__Given request__: Leave the pictures out, and retype all of the material exactly as written.

+++ Stored data

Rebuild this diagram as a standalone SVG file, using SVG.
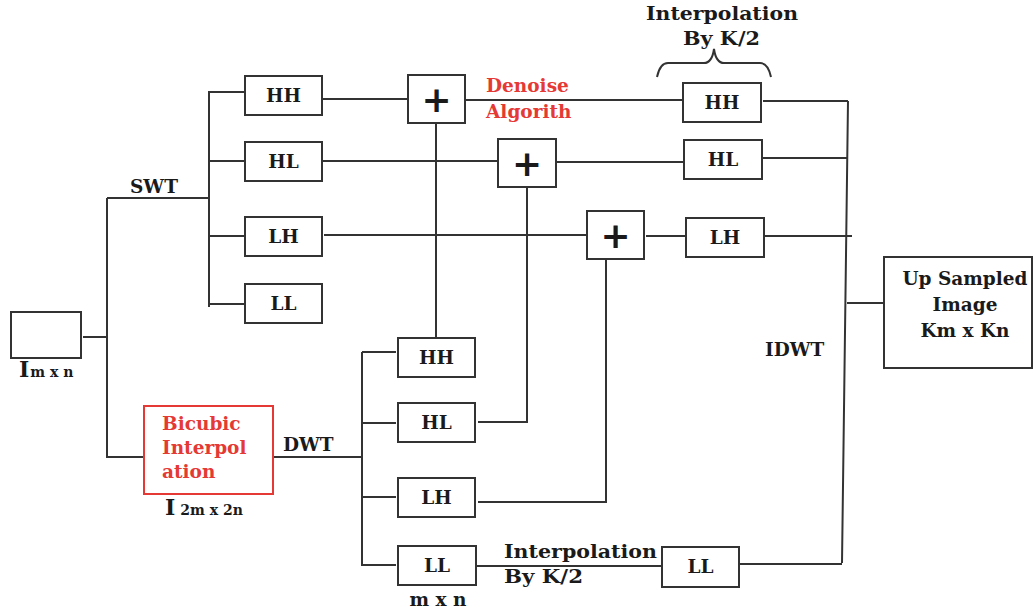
<svg xmlns="http://www.w3.org/2000/svg" width="1034" height="613" viewBox="0 0 1034 613">
<style>
.box{fill:#fff;stroke:#333;stroke-width:2}
.rbox{fill:#fff;stroke:#e53935;stroke-width:2}
.ln{stroke:#333;stroke-width:2;fill:none}
.t{font-family:"DejaVu Serif",serif;font-weight:bold;font-size:18.5px;fill:#1a1a1a}
.big{font-size:22px}
.sm{font-size:14px}
.c{text-anchor:middle}
.red{fill:#e53935}
.plus{font-family:"DejaVu Sans",sans-serif;font-weight:bold;font-size:36px;fill:#1a1a1a;text-anchor:middle}
</style>
<rect width="1034" height="613" fill="#fff"/>
<g id="connectors">
<path class="ln" d="M83 337H107M107 198V457H143M107 198H209M209 91V307M209 92H245M209 161H245M209 236H245M209 304H245"/>
<path class="ln" d="M322 99H408M465 100H683M763 101H848"/>
<path class="ln" d="M322 161H498M557 162H684M762 158H848"/>
<path class="ln" d="M324 235H587M646 236H686M765 236H852"/>
<path class="ln" d="M436 123V338M527 187V422H478M606 260V502H478"/>
<path class="ln" d="M273 457H362M362 352V566M362 352H396M362 423H396M362 497H396M362 565H396"/>
<path class="ln" d="M476 566H662M739 564H842"/>
<path class="ln" d="M848 101L842 563M847 303H884"/>
<path class="ln" d="M657 77Q660 63 668 63H704Q712 63 714 49Q716 63 724 63H760Q768 63 771 77"/>
</g>
<g id="input"><rect class="box" x="11" y="312" width="70" height="46"/>
<text class="t big" x="19" y="377">I<tspan class="sm" dx="1">m x n</tspan></text></g>
<g id="bicubic"><rect class="rbox" x="144" y="406" width="129" height="88"/>
<text class="t red" x="162" y="430">Bicubic</text><text class="t red" x="162" y="454">Interpol</text><text class="t red" x="162" y="478">ation</text>
<text class="t big" x="165" y="515">I<tspan class="sm" dx="5">2m x 2n</tspan></text></g>
<g id="swt-label"><text class="t" x="130" y="193">SWT</text></g>
<g id="swt-hh"><rect class="box" x="245" y="76" width="77" height="39"/><text class="t c" x="283.5" y="102">HH</text></g>
<g id="swt-hl"><rect class="box" x="245" y="142" width="77" height="39"/><text class="t c" x="283.5" y="168">HL</text></g>
<g id="swt-lh"><rect class="box" x="245" y="217" width="77" height="39"/><text class="t c" x="283.5" y="243">LH</text></g>
<g id="swt-ll"><rect class="box" x="245" y="284" width="77" height="39"/><text class="t c" x="283.5" y="310">LL</text></g>
<g id="plus1"><rect class="box" x="408" y="75" width="57" height="48"/><text class="plus" x="436.5" y="112">+</text></g>
<g id="plus2"><rect class="box" x="498" y="139" width="58" height="48"/><text class="plus" x="527" y="176">+</text></g>
<g id="plus3"><rect class="box" x="587" y="211" width="57" height="48"/><text class="plus" x="615.5" y="248">+</text></g>
<g id="denoise"><text class="t red" x="486" y="92">Denoise</text><text class="t red" x="486" y="118">Algorith</text></g>
<g id="interp-top"><text class="t" x="646" y="20" textLength="152" lengthAdjust="spacingAndGlyphs">Interpolation</text><text class="t" x="683" y="45" textLength="77" lengthAdjust="spacingAndGlyphs">By K/2</text></g>
<g id="int-hh"><rect class="box" x="683" y="83" width="78" height="39"/><text class="t c" x="722" y="109">HH</text></g>
<g id="int-hl"><rect class="box" x="684" y="140" width="78" height="39"/><text class="t c" x="723" y="166">HL</text></g>
<g id="int-lh"><rect class="box" x="686" y="218" width="78" height="39"/><text class="t c" x="725" y="244">LH</text></g>
<g id="dwt-label"><text class="t" x="283" y="451">DWT</text></g>
<g id="dwt-hh"><rect class="box" x="398" y="338" width="77" height="39"/><text class="t c" x="436.5" y="364">HH</text></g>
<g id="dwt-hl"><rect class="box" x="398" y="403" width="77" height="39"/><text class="t c" x="436.5" y="429">HL</text></g>
<g id="dwt-lh"><rect class="box" x="398" y="478" width="77" height="39"/><text class="t c" x="436.5" y="504">LH</text></g>
<g id="dwt-ll"><rect class="box" x="398" y="546" width="78" height="39"/><text class="t c" x="437" y="572">LL</text>
<text class="t c" x="438" y="606">m x n</text></g>
<g id="interp-bottom"><text class="t" x="504" y="558" textLength="153" lengthAdjust="spacingAndGlyphs">Interpolation</text><text class="t" x="504" y="583" textLength="79" lengthAdjust="spacingAndGlyphs">By K/2</text></g>
<g id="int-ll"><rect class="box" x="662" y="547" width="77" height="40"/><text class="t c" x="700.5" y="573">LL</text></g>
<g id="idwt-label"><text class="t" x="765" y="356">IDWT</text></g>
<g id="output"><rect class="box" x="884" y="257" width="148" height="111"/>
<text class="t c" x="965" y="285">Up Sampled</text><text class="t c" x="965" y="311">Image</text><text class="t c" x="965" y="337">Km x Kn</text></g>
</svg>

++++++

__Solution below__:
Rebuild this diagram as a standalone SVG file, using SVG.
<svg xmlns="http://www.w3.org/2000/svg" width="1034" height="613" viewBox="0 0 1034 613">
<style>
.box{fill:#fff;stroke:#333;stroke-width:2}
.rbox{fill:#fff;stroke:#e53935;stroke-width:2}
.ln{stroke:#333;stroke-width:2;fill:none}
.t{font-family:"DejaVu Serif",serif;font-weight:bold;font-size:18.5px;fill:#1a1a1a}
.big{font-size:22px}
.sm{font-size:14px}
.c{text-anchor:middle}
.red{fill:#e53935}
.plus{font-family:"DejaVu Sans",sans-serif;font-weight:bold;font-size:36px;fill:#1a1a1a;text-anchor:middle}
</style>
<rect width="1034" height="613" fill="#fff"/>
<g id="connectors">
<path class="ln" d="M83 337H107M107 198V457H143M107 198H209M209 91V307M209 92H245M209 161H245M209 236H245M209 304H245"/>
<path class="ln" d="M322 99H408M465 100H683M763 101H848"/>
<path class="ln" d="M322 161H498M557 162H684M762 158H848"/>
<path class="ln" d="M324 235H587M646 236H686M765 236H852"/>
<path class="ln" d="M436 123V338M527 187V422H478M606 260V502H478"/>
<path class="ln" d="M273 457H362M362 352V566M362 352H396M362 423H396M362 497H396M362 565H396"/>
<path class="ln" d="M476 566H662M739 564H842"/>
<path class="ln" d="M848 101L842 563M847 303H884"/>
<path class="ln" d="M657 77Q660 63 668 63H704Q712 63 714 49Q716 63 724 63H760Q768 63 771 77"/>
</g>
<g id="input"><rect class="box" x="11" y="312" width="70" height="46"/>
<text class="t big" x="19" y="377">I<tspan class="sm" dx="1">m x n</tspan></text></g>
<g id="bicubic"><rect class="rbox" x="144" y="406" width="129" height="88"/>
<text class="t red" x="162" y="430">Bicubic</text><text class="t red" x="162" y="454">Interpol</text><text class="t red" x="162" y="478">ation</text>
<text class="t big" x="165" y="515">I<tspan class="sm" dx="5">2m x 2n</tspan></text></g>
<g id="swt-label"><text class="t" x="130" y="193">SWT</text></g>
<g id="swt-hh"><rect class="box" x="245" y="76" width="77" height="39"/><text class="t c" x="283.5" y="102">HH</text></g>
<g id="swt-hl"><rect class="box" x="245" y="142" width="77" height="39"/><text class="t c" x="283.5" y="168">HL</text></g>
<g id="swt-lh"><rect class="box" x="245" y="217" width="77" height="39"/><text class="t c" x="283.5" y="243">LH</text></g>
<g id="swt-ll"><rect class="box" x="245" y="284" width="77" height="39"/><text class="t c" x="283.5" y="310">LL</text></g>
<g id="plus1"><rect class="box" x="408" y="75" width="57" height="48"/><text class="plus" x="436.5" y="112">+</text></g>
<g id="plus2"><rect class="box" x="498" y="139" width="58" height="48"/><text class="plus" x="527" y="176">+</text></g>
<g id="plus3"><rect class="box" x="587" y="211" width="57" height="48"/><text class="plus" x="615.5" y="248">+</text></g>
<g id="denoise"><text class="t red" x="486" y="92">Denoise</text><text class="t red" x="486" y="118">Algorith</text></g>
<g id="interp-top"><text class="t" x="646" y="20" textLength="152" lengthAdjust="spacingAndGlyphs">Interpolation</text><text class="t" x="683" y="45" textLength="77" lengthAdjust="spacingAndGlyphs">By K/2</text></g>
<g id="int-hh"><rect class="box" x="683" y="83" width="78" height="39"/><text class="t c" x="722" y="109">HH</text></g>
<g id="int-hl"><rect class="box" x="684" y="140" width="78" height="39"/><text class="t c" x="723" y="166">HL</text></g>
<g id="int-lh"><rect class="box" x="686" y="218" width="78" height="39"/><text class="t c" x="725" y="244">LH</text></g>
<g id="dwt-label"><text class="t" x="283" y="451">DWT</text></g>
<g id="dwt-hh"><rect class="box" x="398" y="338" width="77" height="39"/><text class="t c" x="436.5" y="364">HH</text></g>
<g id="dwt-hl"><rect class="box" x="398" y="403" width="77" height="39"/><text class="t c" x="436.5" y="429">HL</text></g>
<g id="dwt-lh"><rect class="box" x="398" y="478" width="77" height="39"/><text class="t c" x="436.5" y="504">LH</text></g>
<g id="dwt-ll"><rect class="box" x="398" y="546" width="78" height="39"/><text class="t c" x="437" y="572">LL</text>
<text class="t c" x="438" y="606">m x n</text></g>
<g id="interp-bottom"><text class="t" x="504" y="558" textLength="153" lengthAdjust="spacingAndGlyphs">Interpolation</text><text class="t" x="504" y="583" textLength="79" lengthAdjust="spacingAndGlyphs">By K/2</text></g>
<g id="int-ll"><rect class="box" x="662" y="547" width="77" height="40"/><text class="t c" x="700.5" y="573">LL</text></g>
<g id="idwt-label"><text class="t" x="765" y="356">IDWT</text></g>
<g id="output"><rect class="box" x="884" y="257" width="148" height="111"/>
<text class="t c" x="965" y="285">Up Sampled</text><text class="t c" x="965" y="311">Image</text><text class="t c" x="965" y="337">Km x Kn</text></g>
</svg>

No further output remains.